A handful of the many bottles found in a typical lab will be effectively 100% composed of just one specific compound, with negligible impurities (e.g. high purity dry solvents spring to mind), but almost every nominally single-structure material that comes in a bottle has a purity caveat like “98%”, or is an adduct of some kind (e.g. water of crystallisation), or is dissolved in a solvent, or is some other kind of multi-component material. Someones all the ingredients are easily described molecules, othertimes they are amorphous polymers (or things like diatomaceous earth, which is not what it sounds like).
The standard way of dealing with this is to simply write out the description using compressed mnemonics, which are very chemist friendly – but not so much to machines – such as:
osmium tetroxide 2.5 wt. % in tert-butanol n-butyllithium 2.5M in hexanes
This causes all kinds of problems, one example being inventory systems: it is quite common to capture the active ingredient of a substance in some formal way (e.g. Molfile or InChI) which leaving the remaining context as machine-intractable text. This partial description does help for narrowing down stocks of interest, but the rest is important too – especially when it comes to hazards & safety. Among many examples that spring to mind, one is the difference between white phosphorus stored in an inert gas, and white phosphorus stored under water: one of them will ignite immediately on opening, while the other will seem innocently benign until the water is gone, and only then will it burst into flame. When you’re clearing out leftover samples from a recently graduated chemist, these are things that you need to know.
This absence of any standard way to describe mixtures in a machine readable way with any degree of standardisation began to be addressed by an IUPAC working group, which proposed a new use case for the well known InChI identifier: a mixtures InChI, or MInChI for short. The idea of a MInChI string is that it is made up of several constituent molecular structures, each of them defined by its own InChI identifier, combined with quantity information where available. This composite encoding leverages the canonical characteristics of the underlying InChI identifiers, though there are still multiple ways to describe a comparable substance (e.g. using a range of concentrations where the exact amount is known, or molar vs. mass concentrations). Using MInChI strings to represent mixtures in databases can greatly simplify the cheminformatics part, even if it’s not quite as simple as doing an exact string match (as is the case when using single InChI identifiers for single molecules).
The one big problem with the MInChI project that IUPAC is proposing is data. The scientific community must have literally billions of records where a mixture is described in some digital form, but almost all of these are text.
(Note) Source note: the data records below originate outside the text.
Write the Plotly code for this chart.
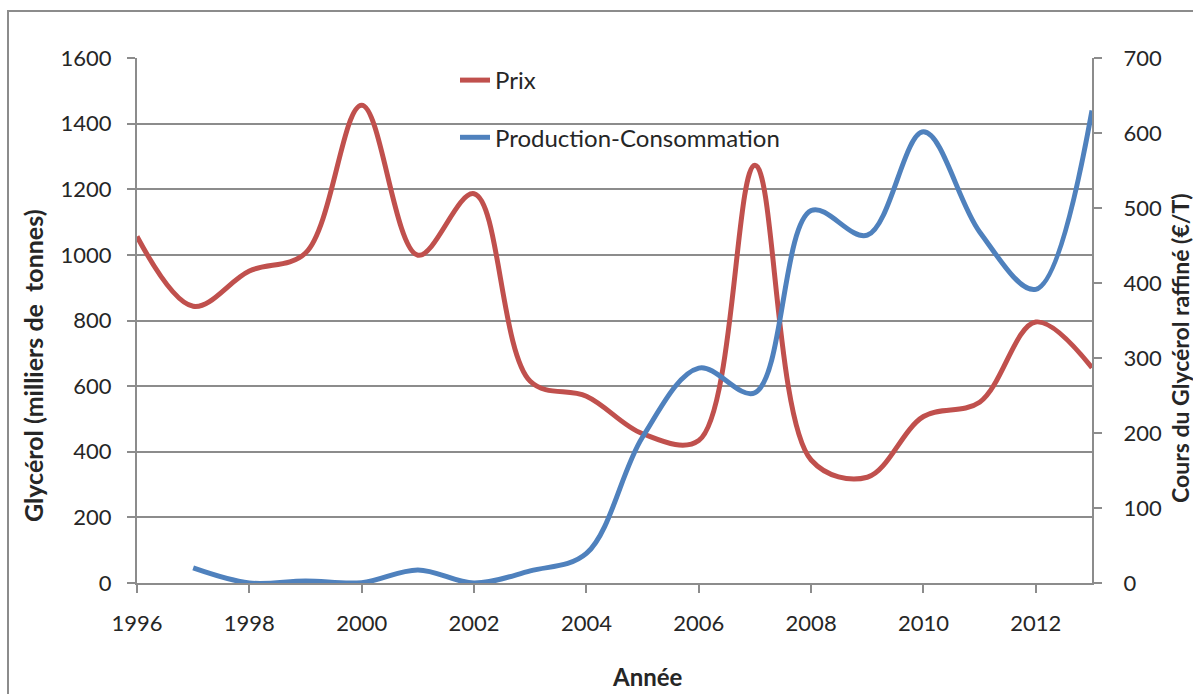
import plotly.graph_objects as go

# Glycerol market: refined glycerol price and production minus consumption
years_prix = list(range(1996, 2014))
prix = [462, 369, 416, 440, 637, 437, 519, 269, 249, 199, 190, 557, 164, 141, 222, 241, 348, 287]

years_prod = list(range(1997, 2014))
production_consommation = [46, 0, 6, 1, 40, 0, 37, 90, 445, 655, 580, 1135, 1060, 1375, 1070, 895, 1440]

x_ticks = list(range(1996, 2013, 2))
left_ticks = list(range(0, 1601, 200))
right_ticks = list(range(0, 701, 100))

RED = "#C0504D"
BLUE = "#4F81BD"
GRID = "#8C8C8C"
TEXT = "#262626"
FONT = "Lato, 'Open Sans', sans-serif"

fig = go.Figure()

fig.add_trace(go.Scatter(
    x=years_prix, y=prix, name="Prix", mode="lines", yaxis="y",
    line=dict(color=RED, width=5, shape="spline", smoothing=1.0),
    legendgroup="prix",
))
fig.add_trace(go.Scatter(
    x=years_prod, y=production_consommation, name="Production-Consommation",
    mode="lines", yaxis="y2",
    line=dict(color=BLUE, width=5, shape="spline", smoothing=1.0),
    legendgroup="prod",
))

fig.update_layout(
    width=1193, height=694,
    margin=dict(l=137, r=101, t=58, b=111),
    paper_bgcolor="white", plot_bgcolor="white",
    font=dict(family=FONT, size=22, color=TEXT),
    showlegend=True,
    legend=dict(
        x=(455 - 137) / 955, y=(583 - 58) / 525, xanchor="left", yanchor="top",
        bgcolor="rgba(0,0,0,0)", font=dict(size=24, color=TEXT),
        tracegroupgap=23, itemsizing="constant",
    ),
    xaxis=dict(
        range=[1996, 2013], tickvals=x_ticks, ticktext=[str(v) for v in x_ticks],
        showgrid=False, zeroline=False,
        showline=True, linecolor=GRID, linewidth=2,
        ticks="outside", ticklen=8, tickwidth=2, tickcolor=GRID,
        ticklabelstandoff=12,
    ),
    # right axis: price in EUR per tonne
    yaxis=dict(
        side="right", range=[0, 700], tickvals=right_ticks,
        showgrid=False, zeroline=False,
        showline=True, linecolor=GRID, linewidth=2,
        ticks="outside", ticklen=8, tickwidth=2, tickcolor=GRID,
        ticklabelstandoff=17,
    ),
    # left axis: quantities in thousand tonnes, carries the gridlines
    yaxis2=dict(
        side="left", overlaying="y", range=[0, 1600], tickvals=left_ticks,
        showgrid=True, gridcolor=GRID, gridwidth=2, zeroline=False,
        showline=True, linecolor=GRID, linewidth=2,
        ticks="outside", ticklen=8, tickwidth=2, tickcolor=GRID,
        ticklabelstandoff=11,
    ),
    annotations=[
        dict(text="<b>Glycérol (milliers de  tonnes)</b>", textangle=-90,
             xref="paper", yref="paper", x=(33 - 137) / 955, y=(583 - 366) / 525,
             xanchor="center", yanchor="middle",
             showarrow=False, font=dict(size=25, color=TEXT)),
        dict(text="<b>Cours du Glycérol raffiné (€/T)</b>", textangle=-90,
             xref="paper", yref="paper", x=(1180 - 137) / 955, y=(583 - 348) / 525,
             xanchor="center", yanchor="middle",
             showarrow=False, font=dict(size=23, color=TEXT)),
        dict(text="<b>Année</b>",
             xref="paper", yref="paper", x=(647 - 137) / 955, y=(583 - 676) / 525,
             xanchor="center", yanchor="middle",
             showarrow=False, font=dict(size=24, color=TEXT)),
    ],
    shapes=[
        dict(type="rect", xref="paper", yref="paper",
             x0=(8 - 137) / 955, x1=(1210 - 137) / 955,
             y0=(583 - 720) / 525, y1=(583 - 11) / 525,
             line=dict(color=GRID, width=2), fillcolor="rgba(0,0,0,0)", layer="below"),
    ],
)

fig.write_html("out.html")
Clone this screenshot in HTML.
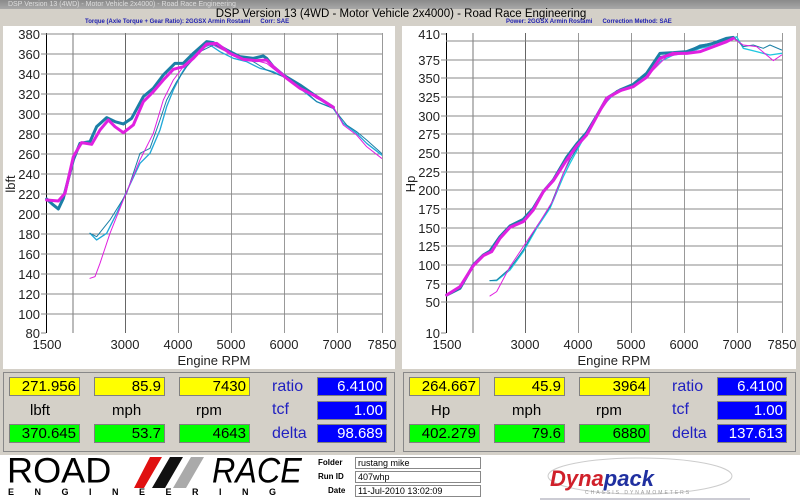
<!DOCTYPE html>
<html><head><meta charset="utf-8"><style>
*{margin:0;padding:0;box-sizing:border-box}
body{width:800px;height:500px;background:#d4d0c8;font-family:"Liberation Sans",sans-serif;position:relative;overflow:hidden}
.abs{position:absolute}
.box{position:absolute;height:19px;border:1px solid #808080;font-size:15px;text-align:right;padding-right:3px;line-height:18px;color:#000}
.y{background:#ffff00}.g{background:#00ff00}.b{background:#0000ff;color:#fff}
.lab{position:absolute;font-size:15px;color:#000}
.bl{position:absolute;font-size:16px;color:#2020c0}
.fl{position:absolute;font-size:8px;font-weight:bold;left:318px}
.ff{position:absolute;left:355px;width:126px;height:12px;border:1px solid #888;background:#fff;font-size:9px;line-height:10px;padding-left:2px}
</style></head><body>
<div class="abs" style="left:0;top:0;width:800px;height:9px;background:linear-gradient(#8a8a8a,#a8a8a8)"></div>
<div class="abs" style="left:8px;top:0;font-size:7px;color:#ddd;line-height:9px">DSP Version 13 (4WD) - Motor Vehicle 2x4000) - Road Race Engineering</div>
<div class="abs" style="left:0;top:8px;width:800px;text-align:center;font-size:11.5px;line-height:12px;padding-left:2px">DSP Version 13 (4WD - Motor Vehicle 2x4000) - Road Race Engineering</div>
<div class="abs" style="left:85px;top:19px;font-size:6px;font-weight:bold;color:#2020b0;line-height:7px">Torque (Axle Torque + Gear Ratio): 2GGSX Armin Rostami &nbsp;&nbsp;&nbsp;&nbsp; Corr: SAE</div>
<div class="abs" style="left:506px;top:19px;font-size:6px;font-weight:bold;color:#2020b0;line-height:7px">Power: 2GGSX Armin Rostami &nbsp;&nbsp;&nbsp;&nbsp; Correction Method: SAE</div>

<svg class="abs" style="left:0;top:0" width="800" height="372">
<rect x="3" y="26" width="392" height="343" fill="#fff"/>
<rect x="402" y="26" width="394" height="343" fill="#fff"/>
<g stroke="#999" stroke-width="1">
<line x1="73" y1="33" x2="73" y2="333" stroke="#777"/>
<line x1="125.5" y1="33" x2="125.5" y2="333" stroke="#666"/>
<line x1="178.5" y1="33" x2="178.5" y2="333"/>
<line x1="231.5" y1="33" x2="231.5" y2="333"/>
<line x1="284.5" y1="33" x2="284.5" y2="333"/>
<line x1="337.5" y1="33" x2="337.5" y2="333"/>
<line x1="382.5" y1="33" x2="382.5" y2="333"/>
<line x1="46.5" y1="33" x2="46.5" y2="333" stroke="#000"/>
<line x1="473" y1="33" x2="473" y2="333" stroke="#777"/>
<line x1="525.5" y1="33" x2="525.5" y2="333" stroke="#666"/>
<line x1="578.5" y1="33" x2="578.5" y2="333"/>
<line x1="631.5" y1="33" x2="631.5" y2="333"/>
<line x1="684.5" y1="33" x2="684.5" y2="333"/>
<line x1="737.5" y1="33" x2="737.5" y2="333"/>
<line x1="782.5" y1="33" x2="782.5" y2="333"/>
<line x1="446.5" y1="33" x2="446.5" y2="333" stroke="#000"/>
</g>
<g font-family="Liberation Sans" font-size="13" fill="#222" text-anchor="end">
<g stroke="#888">
<path d="M46 34H382M46 54H382M46 74H382M46 94H382M46 114H382M46 134H382M46 154H382M46 174H382M46 194H382M46 214H382M46 234H382M46 254H382M46 274H382M46 294H382M46 314H382"/>
<path d="M41 34H46M41 54H46M41 74H46M41 94H46M41 114H46M41 134H46M41 154H46M41 174H46M41 194H46M41 214H46M41 234H46M41 254H46M41 274H46M41 294H46M41 314H46M41 333H46"/>
<path d="M446 41H782M446 60H782M446 78H782M446 97H782M446 116H782M446 134H782M446 153H782M446 172H782M446 190H782M446 209H782M446 228H782M446 246H782M446 265H782M446 284H782M446 302H782"/>
<path d="M441 34H446M441 60H446M441 78H446M441 97H446M441 116H446M441 134H446M441 153H446M441 172H446M441 190H446M441 209H446M441 228H446M441 246H446M441 265H446M441 284H446M441 302H446M441 333H446"/>
</g>
<text x="40" y="39">380</text><text x="40" y="59">360</text><text x="40" y="79">340</text><text x="40" y="99">320</text><text x="40" y="119">300</text><text x="40" y="139">280</text><text x="40" y="159">260</text><text x="40" y="179">240</text><text x="40" y="199">220</text><text x="40" y="219">200</text><text x="40" y="239">180</text><text x="40" y="259">160</text><text x="40" y="279">140</text><text x="40" y="299">120</text><text x="40" y="319">100</text><text x="40" y="338">80</text>
<text x="440" y="39">410</text><text x="440" y="65">375</text><text x="440" y="83">350</text><text x="440" y="102">325</text><text x="440" y="121">300</text><text x="440" y="139">275</text><text x="440" y="158">250</text><text x="440" y="177">225</text><text x="440" y="195">200</text><text x="440" y="214">175</text><text x="440" y="233">150</text><text x="440" y="251">125</text><text x="440" y="270">100</text><text x="440" y="289">75</text><text x="440" y="307">50</text><text x="440" y="338">10</text>
</g>
<g font-family="Liberation Sans" font-size="13" fill="#222" text-anchor="middle">
<text x="47" y="349">1500</text><text x="125" y="349">3000</text><text x="178" y="349">4000</text><text x="231" y="349">5000</text><text x="284" y="349">6000</text><text x="337" y="349">7000</text><text x="382" y="349">7850</text>
<text x="214" y="365">Engine RPM</text>
<text x="447" y="349">1500</text><text x="525" y="349">3000</text><text x="578" y="349">4000</text><text x="631" y="349">5000</text><text x="684" y="349">6000</text><text x="737" y="349">7000</text><text x="782" y="349">7850</text>
<text x="614" y="365">Engine RPM</text>
<text transform="translate(15,184) rotate(-90)">lbft</text>
<text transform="translate(415,184) rotate(-90)">Hp</text>
</g>
<g transform="translate(0,20) scale(0.3333)" fill="none" stroke-linejoin="round" stroke-linecap="round">
<path stroke="#20a8d8" stroke-width="4" d="M270,640 290,660 320,640 350,580 380,515 420,430 450,400 480,330 500,260 520,210 545,160 570,120 600,85 630,75 660,95 700,115 740,125 780,145 820,155 850,170 900,205 950,245 1000,265 1030,310 1070,340 1100,370 1145,405"/>
<path stroke="#1b7fa6" stroke-width="3" d="M270,640 290,650 330,600 380,520 420,400 450,385 480,300 500,240 530,185 560,140 600,95 640,75 680,95 720,110 760,125 800,150 850,170 900,200 950,245 1000,265 1020,290 1040,315 1070,335 1100,360 1145,400"/>
<path stroke="#e020e0" stroke-width="3" d="M270,775 285,770 300,730 330,640 370,540 420,420 460,340 490,240 520,180 550,140 590,100 630,70 680,95 720,115 760,120 800,130 850,170 900,200 950,235 1000,260 1030,315 1070,345 1100,380 1145,415"/>
<path stroke="#1b7fa6" stroke-width="9" d="M140,537 160,555 175,567 190,535 220,420 240,370 270,365 290,320 320,293 345,305 370,312 395,295 430,230 460,205 490,165 525,130 550,130 580,100 620,65 640,68 680,90 720,110 760,115 790,108 800,115 820,140 850,165 900,195 950,230 1000,262"/>
<path stroke="#e020e0" stroke-width="9" d="M140,540 175,543 195,520 220,410 245,368 275,373 300,330 325,300 345,320 370,338 400,315 430,245 460,215 490,180 520,148 550,140 580,115 620,72 650,70 690,100 730,118 770,122 800,120 820,140 860,175 900,205 950,230 1000,262"/>
</g>
<g transform="translate(400,20) scale(0.3333)" fill="none" stroke-linejoin="round" stroke-linecap="round">
<path stroke="#20c8e0" stroke-width="4" d="M270,782 290,782 330,750 370,695 410,625 450,565 490,470 510,430 540,375 570,320 610,255 650,215 700,195 740,170 780,125 820,105 860,100 900,85 950,75 990,60 1010,50 1030,85 1070,95 1110,105 1145,100"/>
<path stroke="#1b7fa6" stroke-width="3" d="M270,782 290,780 330,745 370,690 410,620 450,560 490,460 510,420 540,370 570,320 610,250 650,212 700,195 740,165 780,110 820,100 860,95 900,75 950,68 1000,50 1030,80 1060,75 1090,85 1110,75 1145,90"/>
<path stroke="#e020e0" stroke-width="3" d="M270,828 290,815 330,740 370,680 420,605 460,540 490,460 520,390 550,350 590,290 630,232 700,195 750,160 800,110 850,100 900,80 950,70 1000,55 1030,75 1070,80 1120,122 1145,105"/>
<path stroke="#1b7fa6" stroke-width="9" d="M140,825 180,805 220,735 250,705 270,693 300,650 330,618 370,598 400,565 430,515 460,480 500,412 530,372 560,338 590,288 620,235 660,210 700,193 740,160 780,100 820,98 860,95 900,80 940,70 980,55 1000,52"/>
<path stroke="#e020e0" stroke-width="9" d="M140,825 180,800 220,737 250,707 275,695 300,655 330,622 370,605 400,570 430,515 460,482 500,420 530,378 560,345 590,290 620,235 660,212 700,200 740,172 780,115 820,100 860,100 900,95 940,80 980,65 1000,55"/>
</g>
</svg>

<div class="abs" style="left:3px;top:372px;width:392px;height:80px;border:1px solid #888;background:#d4d0c8"></div>
<div class="abs" style="left:403px;top:372px;width:393px;height:80px;border:1px solid #888;background:#d4d0c8"></div>

<div class="box y" style="left:9px;top:377px;width:71px">271.956</div>
<div class="box y" style="left:94px;top:377px;width:71px">85.9</div>
<div class="box y" style="left:179px;top:377px;width:71px">7430</div>
<div class="bl" style="left:272px;top:378px">ratio</div>
<div class="box b" style="left:317px;top:377px;width:70px">6.4100</div>
<div class="lab" style="left:30px;top:402px">lbft</div>
<div class="lab" style="left:112px;top:402px">mph</div>
<div class="lab" style="left:196px;top:402px">rpm</div>
<div class="bl" style="left:272px;top:401px">tcf</div>
<div class="box b" style="left:317px;top:401px;width:70px">1.00</div>
<div class="box g" style="left:9px;top:424px;width:71px">370.645</div>
<div class="box g" style="left:94px;top:424px;width:71px">53.7</div>
<div class="box g" style="left:179px;top:424px;width:71px">4643</div>
<div class="bl" style="left:272px;top:425px">delta</div>
<div class="box b" style="left:317px;top:424px;width:70px">98.689</div>

<div class="box y" style="left:409px;top:377px;width:71px">264.667</div>
<div class="box y" style="left:494px;top:377px;width:71px">45.9</div>
<div class="box y" style="left:579px;top:377px;width:71px">3964</div>
<div class="bl" style="left:672px;top:378px">ratio</div>
<div class="box b" style="left:717px;top:377px;width:70px">6.4100</div>
<div class="lab" style="left:431px;top:402px">Hp</div>
<div class="lab" style="left:512px;top:402px">mph</div>
<div class="lab" style="left:596px;top:402px">rpm</div>
<div class="bl" style="left:672px;top:401px">tcf</div>
<div class="box b" style="left:717px;top:401px;width:70px">1.00</div>
<div class="box g" style="left:409px;top:424px;width:71px">402.279</div>
<div class="box g" style="left:494px;top:424px;width:71px">79.6</div>
<div class="box g" style="left:579px;top:424px;width:71px">6880</div>
<div class="bl" style="left:672px;top:425px">delta</div>
<div class="box b" style="left:717px;top:424px;width:70px">137.613</div>

<div class="abs" style="left:0;top:455px;width:800px;height:45px;background:#fff"></div>
<div class="abs" style="left:7px;top:454px;font-size:38px;line-height:38px;transform:scale(0.95,0.92);transform-origin:left top">ROAD</div>
<svg class="abs" style="left:134px;top:457px" width="80" height="32"><polygon points="16,0 28,0 10,31 0,31" fill="#e01010"/><polygon points="36,0 49,0 31,31 18,31" fill="#111"/><polygon points="57,0 70,0 52,31 39,31" fill="#aaa"/></svg>
<div class="abs" style="left:212px;top:454px;font-size:38px;font-style:italic;line-height:38px;transform:scale(0.85,0.92);transform-origin:left top">RACE</div>
<div class="abs" style="left:8px;top:487px;font-size:9px;font-weight:bold;letter-spacing:20.5px;line-height:10px">ENGINEERING</div>
<div class="fl" style="top:458px">Folder</div>
<div class="fl" style="top:472px">Run ID</div>
<div class="fl" style="top:486px;left:328px">Date</div>
<div class="ff" style="top:457px">rustang mike</div>
<div class="ff" style="top:471px">407whp</div>
<div class="ff" style="top:485px">11-Jul-2010 13:02:09</div>
<svg class="abs" style="left:540px;top:456px" width="210" height="44">
<ellipse cx="100" cy="20" rx="92" ry="18" fill="none" stroke="#ccc"/>
<text x="10" y="30" font-family="Liberation Sans" font-size="22" font-weight="bold" font-style="italic" fill="#d0202a">Dyna<tspan fill="#2030a0">pack</tspan></text>
<text x="45" y="38" font-family="Liberation Sans" font-size="5" fill="#999" letter-spacing="2">CHASSIS DYNAMOMETERS</text>
<line x1="0" y1="43" x2="210" y2="43" stroke="#99a"/>
</svg>
</body></html>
What is needed is some kind of rich description that precedes the MInChI, much like the way a Molfile typically precedes a regular InChI.
Enter the Mixfile.
The format hasn’t been locked down yet, but it is very simple: it’s JSON-based, in order to make it easy to read & write with any software platform, and have high human readability. It’s hierarchical, making it possible to describe mixtures-of-mixtures, which happens frequently. Each component is expected to provide a structure and quantity whenever these are known, with name being also highly encouraged. Other information like canonical identifiers, database links, cross references, etc., can easily be encapsulated – the Mixfile is intended to be an inclusive container of information – but they do not necessarily impart much-if-any special meaning to the software that interprets them.
The above example is a definition of LDA within a solvent mixture of THF and hexanes, in a ratio of 1 to 7. Note the branching of the components: this is a feature of the file format, which is rendered by the editor. The root node can be used as an overall description of the mixture, while the first branch commonly splits out between the active ingredient (LDA in this case), and the rest of the content. The solvent mixture is represented by a single node, and underneath that is the two components: THF is a single molecule, while hexanes is a mixture of several isomers.
Within the editor, it is possible to define the specific components in detail, as shown below – including the structure, using the WebMolKit sketcher:
The definition of the Mixfile format has been worked on in conjunction with the IUPAC team that is advancing the new Mixtures InChI standard. The role of the format is to store a lot more information than we would want to put into an InChI derivative like MInChI, but there are certain things that are important to sync up: the way that we handle hierarchies of mixtures-within-mixtures, and the available unit options (percentages, ratios, concentrations, ranges thereof, missing information, etc.)
At the time of writing, the mixture format and editor are barely functional, but moving along quickly, so you are welcome to take a look at the GitHub page. We are able to make this open source with the help of an NIH grant recently awarded to Collaborative Drug Discovery, and of course working with IUPAC is what got the whole thing started.
A portion of this project also involves building tools for pulling out mixture information from the text strings that people currently use to describe these mixtures. This is a text extraction/natural language problem, so it will never be perfect, but there is substantial value in being able to automatically parse hundreds of thousands of mixture entries and turn them into well defined cheminformatics data objects, with a fairly high recall rate. We intend to release a big chunk of our training data to the public, i.e. there will be a lot of Mixfiles that you can use for any purpose that you wish (including turning them into MInChI strings)… though the tool itself will be a commercial product.